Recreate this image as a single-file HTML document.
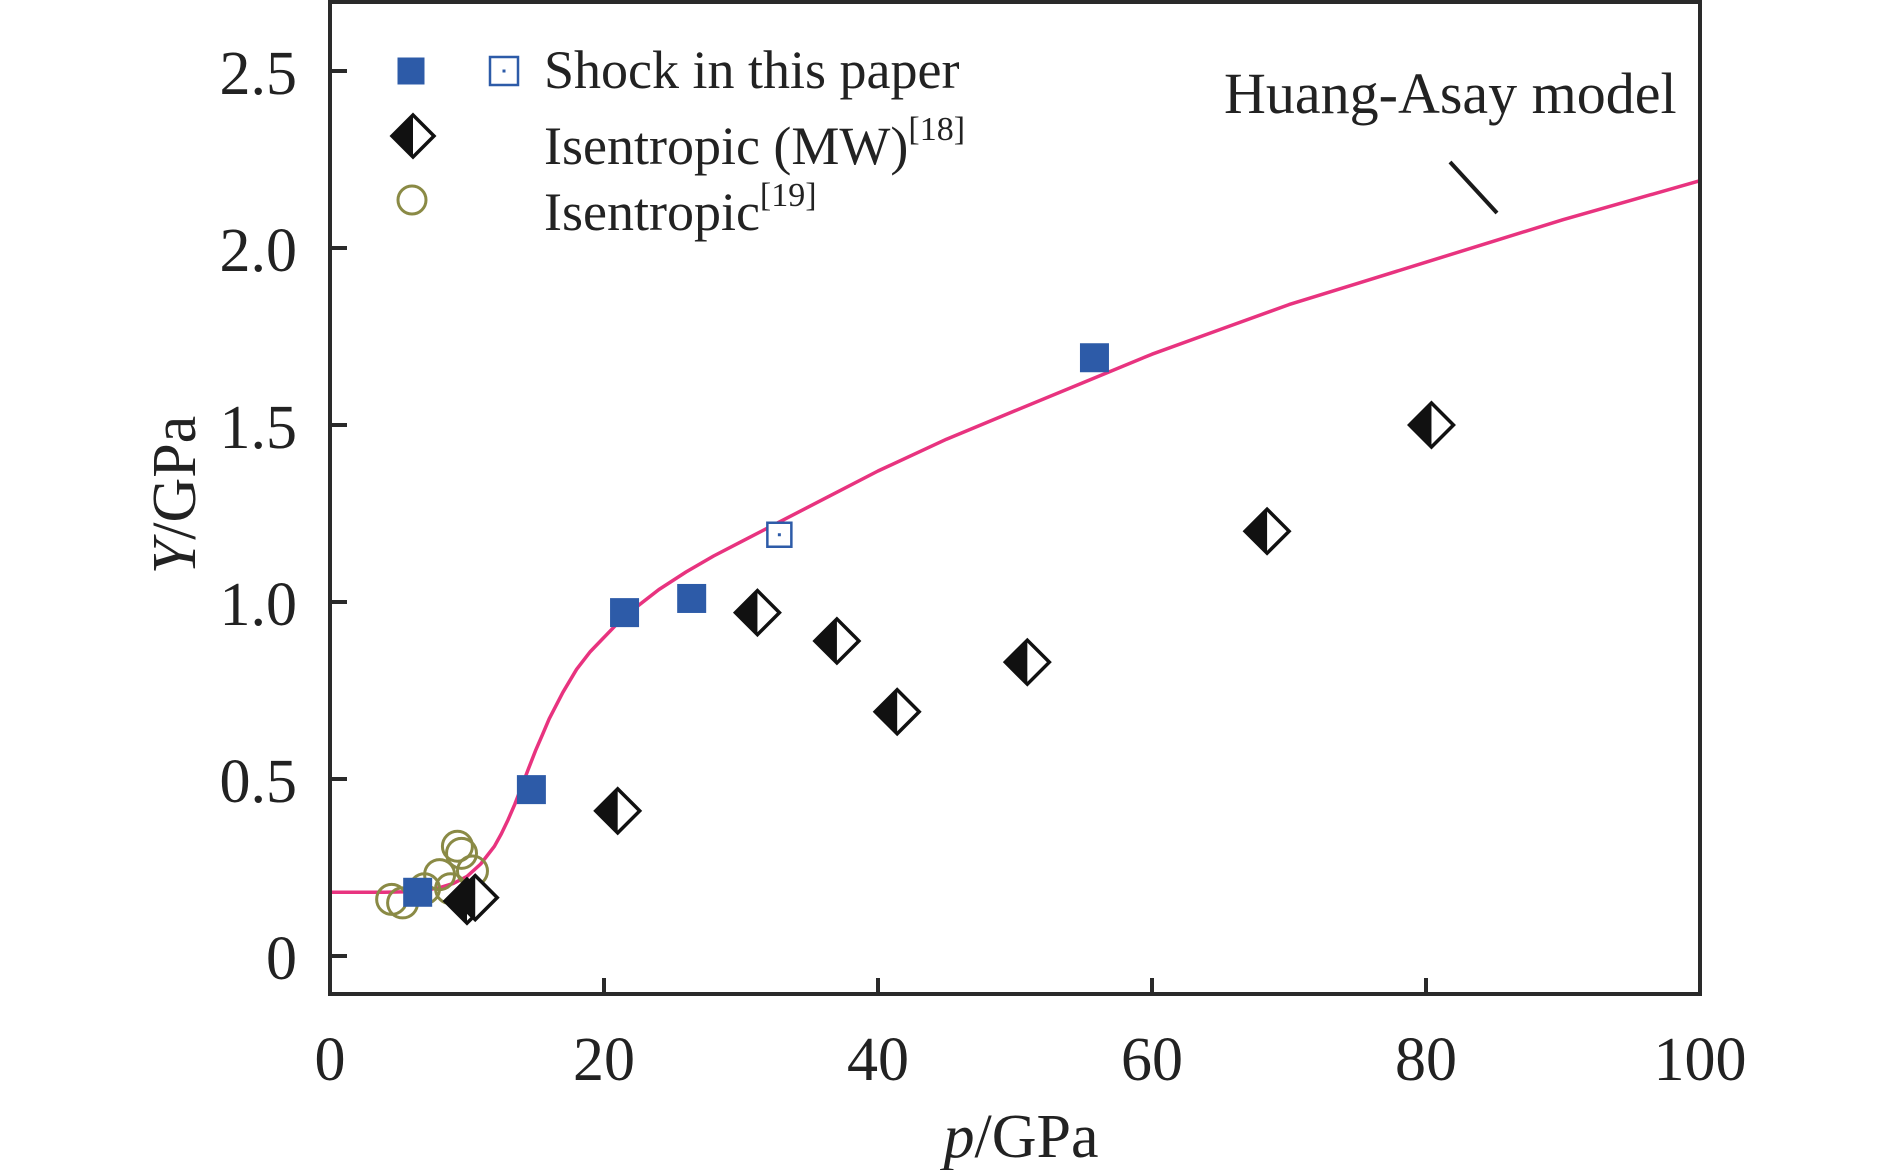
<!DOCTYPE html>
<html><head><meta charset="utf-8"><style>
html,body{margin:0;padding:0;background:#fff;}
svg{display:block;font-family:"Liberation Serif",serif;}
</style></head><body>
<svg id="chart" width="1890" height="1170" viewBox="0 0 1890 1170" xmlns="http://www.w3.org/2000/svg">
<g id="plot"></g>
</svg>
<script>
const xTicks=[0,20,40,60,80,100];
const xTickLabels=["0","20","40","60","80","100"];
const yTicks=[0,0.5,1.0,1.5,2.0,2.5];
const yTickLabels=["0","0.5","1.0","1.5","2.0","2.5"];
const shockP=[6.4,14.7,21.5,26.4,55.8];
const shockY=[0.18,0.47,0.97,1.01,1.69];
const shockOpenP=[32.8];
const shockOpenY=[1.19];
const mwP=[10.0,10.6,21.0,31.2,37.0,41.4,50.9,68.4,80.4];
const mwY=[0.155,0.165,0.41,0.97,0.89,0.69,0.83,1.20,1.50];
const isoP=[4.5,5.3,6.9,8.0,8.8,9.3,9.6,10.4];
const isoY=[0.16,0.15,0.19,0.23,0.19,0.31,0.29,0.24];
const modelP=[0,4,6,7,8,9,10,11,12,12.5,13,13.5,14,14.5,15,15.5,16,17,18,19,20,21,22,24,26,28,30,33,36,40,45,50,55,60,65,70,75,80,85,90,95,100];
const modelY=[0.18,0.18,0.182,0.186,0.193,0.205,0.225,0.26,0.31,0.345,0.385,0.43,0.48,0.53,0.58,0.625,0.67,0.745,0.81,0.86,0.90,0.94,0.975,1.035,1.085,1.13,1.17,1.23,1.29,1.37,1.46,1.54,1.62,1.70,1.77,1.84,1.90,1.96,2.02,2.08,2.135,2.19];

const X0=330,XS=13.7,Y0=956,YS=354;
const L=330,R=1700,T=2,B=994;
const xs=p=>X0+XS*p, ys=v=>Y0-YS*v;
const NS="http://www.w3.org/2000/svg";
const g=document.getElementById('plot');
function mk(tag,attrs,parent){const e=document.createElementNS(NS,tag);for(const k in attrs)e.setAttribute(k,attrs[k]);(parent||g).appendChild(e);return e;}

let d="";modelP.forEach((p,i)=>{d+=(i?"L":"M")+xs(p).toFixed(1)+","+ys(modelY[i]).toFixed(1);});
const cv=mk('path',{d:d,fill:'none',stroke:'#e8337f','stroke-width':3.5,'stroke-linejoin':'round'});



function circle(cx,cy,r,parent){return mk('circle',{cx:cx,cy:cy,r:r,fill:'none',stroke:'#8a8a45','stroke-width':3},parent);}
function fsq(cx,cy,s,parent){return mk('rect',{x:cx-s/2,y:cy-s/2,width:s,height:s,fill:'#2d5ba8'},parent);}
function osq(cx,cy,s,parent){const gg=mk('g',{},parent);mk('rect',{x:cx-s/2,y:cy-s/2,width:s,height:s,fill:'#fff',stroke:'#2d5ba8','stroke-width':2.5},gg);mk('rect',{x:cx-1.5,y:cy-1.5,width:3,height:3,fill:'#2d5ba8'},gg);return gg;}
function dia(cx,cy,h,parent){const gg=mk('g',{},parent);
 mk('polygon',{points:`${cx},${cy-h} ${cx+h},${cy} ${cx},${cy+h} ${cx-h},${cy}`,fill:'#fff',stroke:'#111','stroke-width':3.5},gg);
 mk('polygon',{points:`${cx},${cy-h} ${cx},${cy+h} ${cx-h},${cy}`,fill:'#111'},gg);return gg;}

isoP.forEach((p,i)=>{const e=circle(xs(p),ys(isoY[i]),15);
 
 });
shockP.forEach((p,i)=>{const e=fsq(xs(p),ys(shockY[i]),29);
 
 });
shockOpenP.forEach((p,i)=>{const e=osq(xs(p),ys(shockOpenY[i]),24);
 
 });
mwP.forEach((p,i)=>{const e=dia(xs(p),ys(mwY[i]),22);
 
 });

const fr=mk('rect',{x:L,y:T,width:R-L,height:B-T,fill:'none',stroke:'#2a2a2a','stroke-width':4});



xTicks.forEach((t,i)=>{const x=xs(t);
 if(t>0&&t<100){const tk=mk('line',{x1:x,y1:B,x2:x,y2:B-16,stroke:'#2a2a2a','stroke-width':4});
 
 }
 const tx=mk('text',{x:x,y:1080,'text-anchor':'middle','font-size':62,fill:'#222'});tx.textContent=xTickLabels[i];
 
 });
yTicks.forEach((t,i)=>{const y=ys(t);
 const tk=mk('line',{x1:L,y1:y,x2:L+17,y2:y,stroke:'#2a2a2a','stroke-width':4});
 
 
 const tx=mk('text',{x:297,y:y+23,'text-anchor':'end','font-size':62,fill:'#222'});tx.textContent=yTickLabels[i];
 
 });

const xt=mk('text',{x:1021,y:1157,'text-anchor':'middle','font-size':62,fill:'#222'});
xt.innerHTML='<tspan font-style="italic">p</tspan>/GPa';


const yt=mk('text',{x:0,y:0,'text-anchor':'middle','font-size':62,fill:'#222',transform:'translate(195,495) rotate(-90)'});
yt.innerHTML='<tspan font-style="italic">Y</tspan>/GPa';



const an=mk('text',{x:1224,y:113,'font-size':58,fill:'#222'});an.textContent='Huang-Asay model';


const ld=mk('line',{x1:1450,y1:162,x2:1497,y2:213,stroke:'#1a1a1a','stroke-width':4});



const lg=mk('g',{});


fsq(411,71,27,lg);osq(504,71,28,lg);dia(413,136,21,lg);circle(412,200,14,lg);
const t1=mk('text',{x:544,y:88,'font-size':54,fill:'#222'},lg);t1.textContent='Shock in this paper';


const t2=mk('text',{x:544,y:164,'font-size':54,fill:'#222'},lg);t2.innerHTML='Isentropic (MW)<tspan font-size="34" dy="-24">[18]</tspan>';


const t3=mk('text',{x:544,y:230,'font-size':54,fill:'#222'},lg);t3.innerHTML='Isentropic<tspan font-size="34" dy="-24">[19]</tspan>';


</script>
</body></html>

→ **THE REQUEST**
Output the material word for word, omitting its pictures.

→ **EXPECTED ANSWER**
Recreate this image as a single-file HTML document.
<!DOCTYPE html>
<html><head><meta charset="utf-8"><style>
html,body{margin:0;padding:0;background:#fff;}
svg{display:block;font-family:"Liberation Serif",serif;}
</style></head><body>
<svg id="chart" width="1890" height="1170" viewBox="0 0 1890 1170" xmlns="http://www.w3.org/2000/svg">
<g id="plot"></g>
</svg>
<script>
const xTicks=[0,20,40,60,80,100];
const xTickLabels=["0","20","40","60","80","100"];
const yTicks=[0,0.5,1.0,1.5,2.0,2.5];
const yTickLabels=["0","0.5","1.0","1.5","2.0","2.5"];
const shockP=[6.4,14.7,21.5,26.4,55.8];
const shockY=[0.18,0.47,0.97,1.01,1.69];
const shockOpenP=[32.8];
const shockOpenY=[1.19];
const mwP=[10.0,10.6,21.0,31.2,37.0,41.4,50.9,68.4,80.4];
const mwY=[0.155,0.165,0.41,0.97,0.89,0.69,0.83,1.20,1.50];
const isoP=[4.5,5.3,6.9,8.0,8.8,9.3,9.6,10.4];
const isoY=[0.16,0.15,0.19,0.23,0.19,0.31,0.29,0.24];
const modelP=[0,4,6,7,8,9,10,11,12,12.5,13,13.5,14,14.5,15,15.5,16,17,18,19,20,21,22,24,26,28,30,33,36,40,45,50,55,60,65,70,75,80,85,90,95,100];
const modelY=[0.18,0.18,0.182,0.186,0.193,0.205,0.225,0.26,0.31,0.345,0.385,0.43,0.48,0.53,0.58,0.625,0.67,0.745,0.81,0.86,0.90,0.94,0.975,1.035,1.085,1.13,1.17,1.23,1.29,1.37,1.46,1.54,1.62,1.70,1.77,1.84,1.90,1.96,2.02,2.08,2.135,2.19];

const X0=330,XS=13.7,Y0=956,YS=354;
const L=330,R=1700,T=2,B=994;
const xs=p=>X0+XS*p, ys=v=>Y0-YS*v;
const NS="http://www.w3.org/2000/svg";
const g=document.getElementById('plot');
function mk(tag,attrs,parent){const e=document.createElementNS(NS,tag);for(const k in attrs)e.setAttribute(k,attrs[k]);(parent||g).appendChild(e);return e;}

let d="";modelP.forEach((p,i)=>{d+=(i?"L":"M")+xs(p).toFixed(1)+","+ys(modelY[i]).toFixed(1);});
const cv=mk('path',{d:d,fill:'none',stroke:'#e8337f','stroke-width':3.5,'stroke-linejoin':'round'});



function circle(cx,cy,r,parent){return mk('circle',{cx:cx,cy:cy,r:r,fill:'none',stroke:'#8a8a45','stroke-width':3},parent);}
function fsq(cx,cy,s,parent){return mk('rect',{x:cx-s/2,y:cy-s/2,width:s,height:s,fill:'#2d5ba8'},parent);}
function osq(cx,cy,s,parent){const gg=mk('g',{},parent);mk('rect',{x:cx-s/2,y:cy-s/2,width:s,height:s,fill:'#fff',stroke:'#2d5ba8','stroke-width':2.5},gg);mk('rect',{x:cx-1.5,y:cy-1.5,width:3,height:3,fill:'#2d5ba8'},gg);return gg;}
function dia(cx,cy,h,parent){const gg=mk('g',{},parent);
 mk('polygon',{points:`${cx},${cy-h} ${cx+h},${cy} ${cx},${cy+h} ${cx-h},${cy}`,fill:'#fff',stroke:'#111','stroke-width':3.5},gg);
 mk('polygon',{points:`${cx},${cy-h} ${cx},${cy+h} ${cx-h},${cy}`,fill:'#111'},gg);return gg;}

isoP.forEach((p,i)=>{const e=circle(xs(p),ys(isoY[i]),15);
 
 });
shockP.forEach((p,i)=>{const e=fsq(xs(p),ys(shockY[i]),29);
 
 });
shockOpenP.forEach((p,i)=>{const e=osq(xs(p),ys(shockOpenY[i]),24);
 
 });
mwP.forEach((p,i)=>{const e=dia(xs(p),ys(mwY[i]),22);
 
 });

const fr=mk('rect',{x:L,y:T,width:R-L,height:B-T,fill:'none',stroke:'#2a2a2a','stroke-width':4});



xTicks.forEach((t,i)=>{const x=xs(t);
 if(t>0&&t<100){const tk=mk('line',{x1:x,y1:B,x2:x,y2:B-16,stroke:'#2a2a2a','stroke-width':4});
 
 }
 const tx=mk('text',{x:x,y:1080,'text-anchor':'middle','font-size':62,fill:'#222'});tx.textContent=xTickLabels[i];
 
 });
yTicks.forEach((t,i)=>{const y=ys(t);
 const tk=mk('line',{x1:L,y1:y,x2:L+17,y2:y,stroke:'#2a2a2a','stroke-width':4});
 
 
 const tx=mk('text',{x:297,y:y+23,'text-anchor':'end','font-size':62,fill:'#222'});tx.textContent=yTickLabels[i];
 
 });

const xt=mk('text',{x:1021,y:1157,'text-anchor':'middle','font-size':62,fill:'#222'});
xt.innerHTML='<tspan font-style="italic">p</tspan>/GPa';


const yt=mk('text',{x:0,y:0,'text-anchor':'middle','font-size':62,fill:'#222',transform:'translate(195,495) rotate(-90)'});
yt.innerHTML='<tspan font-style="italic">Y</tspan>/GPa';



const an=mk('text',{x:1224,y:113,'font-size':58,fill:'#222'});an.textContent='Huang-Asay model';


const ld=mk('line',{x1:1450,y1:162,x2:1497,y2:213,stroke:'#1a1a1a','stroke-width':4});



const lg=mk('g',{});


fsq(411,71,27,lg);osq(504,71,28,lg);dia(413,136,21,lg);circle(412,200,14,lg);
const t1=mk('text',{x:544,y:88,'font-size':54,fill:'#222'},lg);t1.textContent='Shock in this paper';


const t2=mk('text',{x:544,y:164,'font-size':54,fill:'#222'},lg);t2.innerHTML='Isentropic (MW)<tspan font-size="34" dy="-24">[18]</tspan>';


const t3=mk('text',{x:544,y:230,'font-size':54,fill:'#222'},lg);t3.innerHTML='Isentropic<tspan font-size="34" dy="-24">[19]</tspan>';


</script>
</body></html>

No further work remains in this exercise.